Africa’s hunger offers Russia chance to fight isolation by West

Russia President Vladimir Putin speaks at a plenary meeting at the second Russia-Africa Summit in St Petersburg, Russia on July 28, 2023. Photo/AFP




By The East African

Russian President Vladimir Putin was this week shaking hands with and hugging African leaders, labelling them friends, a partial show of the continent’s ties with Moscow in the wake of Western isolation after invading Ukraine last year.

And the gathering, the second Russia-Africa Summit in four years, came with significant imagery: The ongoing food crisis in Africa, and Russia’s war in Ukraine, seemed like a perfect combination for influence peddling.




On Thursday, Moscow offered free grain to six poor African countries and promised to stabilise supplies to other needy states.

Burkina Faso, Zimbabwe, Mali, Somalia, the Central African Republic and Eritrea will receive “free” food from Russia, shipped directly to their borders.

Somalia had their decades-old $684 million debt owed to Moscow forgiven in a deal penned on Wednesday. The money was owed before Somalia collapsed more than three decades ago.

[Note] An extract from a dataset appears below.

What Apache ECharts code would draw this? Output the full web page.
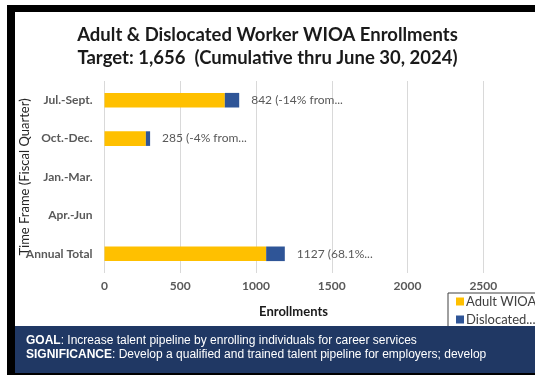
<!DOCTYPE html>
<html>
<head>
<meta charset="utf-8">
<script src="https://cdn.jsdelivr.net/npm/echarts@6/dist/echarts.min.js"></script>
<style>html,body{margin:0;padding:0;background:#fff}#c{width:535px;height:375px}</style>
</head>
<body>
<div id="c"></div>
<script>
var categories = ['Jul.-Sept.', 'Oct.-Dec.', 'Jan.-Mar.', 'Apr.-Jun', 'Annual Total'];
var adultValues = [794, 273, null, null, 1067];
var dislocatedValues = [95, 28, null, null, 123];
var barLabels = ['842 (-14% from...', '285 (-4% from...', '', '', '1127 (68.1%...'];
var xTicks = [0, 500, 1000, 1500, 2000, 2500];

var chart = echarts.init(document.getElementById('c'));
var F = 'Lato, "Open Sans", sans-serif';
var A = '"Liberation Sans", Arial, sans-serif';
chart.setOption({
  animation: false,
  textStyle: { fontFamily: F },
  title: {
    text: 'Adult & Dislocated Worker WIOA Enrollments\nTarget: 1,656  (Cumulative thru June 30, 2024)',
    left: 'center', top: 19,
    textStyle: { fontFamily: F, fontSize: 18.5, fontWeight: 'bold', color: '#1a1a1a', lineHeight: 23 }
  },
  grid: { left: 104.5, right: 51.7, top: 81, bottom: 102, containLabel: false, outerBoundsMode: 'none' },
  xAxis: {
    type: 'value', min: xTicks[0], max: xTicks[xTicks.length - 1], interval: 500,
    axisLine: { show: false }, axisTick: { show: false },
    splitLine: { lineStyle: { color: '#D9D9D9', width: 1 } },
    axisLabel: { fontFamily: F, fontSize: 12, fontWeight: 'bold', color: '#595959', margin: 7,
      formatter: function (v) { return String(v); } }
  },
  yAxis: {
    type: 'category', data: categories, inverse: true,
    axisLine: { show: false }, axisTick: { show: false },
    axisLabel: { fontFamily: F, fontSize: 12, fontWeight: 'bold', color: '#595959', margin: 12 },
    name: 'Time Frame (Fiscal Quarter)', nameLocation: 'middle', nameRotate: 90, nameGap: 73,
    nameMoveOverlap: false,
    nameTextStyle: { fontFamily: F, fontSize: 13, color: '#262626' }
  },
  legend: {
    orient: 'vertical', left: 448, top: 293, itemWidth: 8, itemHeight: 8, itemGap: 5,
    borderColor: '#404040', borderWidth: 1, padding: [2, 60, 3, 8], backgroundColor: '#fff',
    icon: 'rect',
    textStyle: { fontFamily: F, fontSize: 13, color: '#404040', padding: [0, 0, 0, -3] },
    formatter: function (n) { return n === 'Dislocated Worker WIOA' ? 'Dislocated...' : n; },
    data: ['Adult WIOA', 'Dislocated Worker WIOA']
  },
  series: [
    { name: 'Adult WIOA', type: 'bar', stack: 't', data: adultValues, barWidth: '38%',
      itemStyle: { color: '#FFC000' } },
    { name: 'Dislocated Worker WIOA', type: 'bar', stack: 't', data: dislocatedValues,
      itemStyle: { color: '#2F5597' },
      label: { show: true, position: 'right', distance: 12, fontFamily: F, fontSize: 12, color: '#595959',
        formatter: function (p) { return barLabels[p.dataIndex]; } } }
  ],
  graphic: [
    { type: 'text', x: 293.5, y: 305, z: 50,
      style: { text: 'Enrollments', fontFamily: F, fontSize: 13, fontWeight: 'bold', fill: '#1a1a1a', textAlign: 'center' } },
    { type: 'rect', shape: { x: 7, y: 5, width: 528, height: 7 }, style: { fill: '#000' }, z: 100 },
    { type: 'rect', shape: { x: 7, y: 5, width: 8, height: 370 }, style: { fill: '#000' }, z: 100 },
    { type: 'rect', shape: { x: 15, y: 326, width: 520, height: 47 }, style: { fill: '#203864' }, z: 100 },
    { type: 'rect', shape: { x: 7, y: 373, width: 528, height: 2 }, style: { fill: '#000' }, z: 100 },
    { type: 'text', x: 26, y: 335, z: 101,
      style: { text: '{b|GOAL}: Increase talent pipeline by enrolling individuals for career services',
        fontFamily: A, fontSize: 12, fill: '#fff',
        rich: { b: { fontWeight: 'bold', fontFamily: A, fontSize: 12, fill: '#fff' } } } },
    { type: 'text', x: 26, y: 348.5, z: 101,
      style: { text: '{b|SIGNIFICANCE}: Develop a qualified and trained talent pipeline for employers; develop',
        fontFamily: A, fontSize: 12, fill: '#fff',
        rich: { b: { fontWeight: 'bold', fontFamily: A, fontSize: 12, fill: '#fff' } } } }
  ]
});
</script>
</body>
</html>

But the gesture could reflect Russia’s use of every opportunity to cement ties with a restless Africa.

Zimbabwe’s President Emmerson Mnangagwa, who faces a general election in three weeks, was given a “free” helicopter to help him travel around the country.

Back in St Petersburg, President Putin spoke to his guests as “friends” and told them of his intent to improve grain supplies to the continent.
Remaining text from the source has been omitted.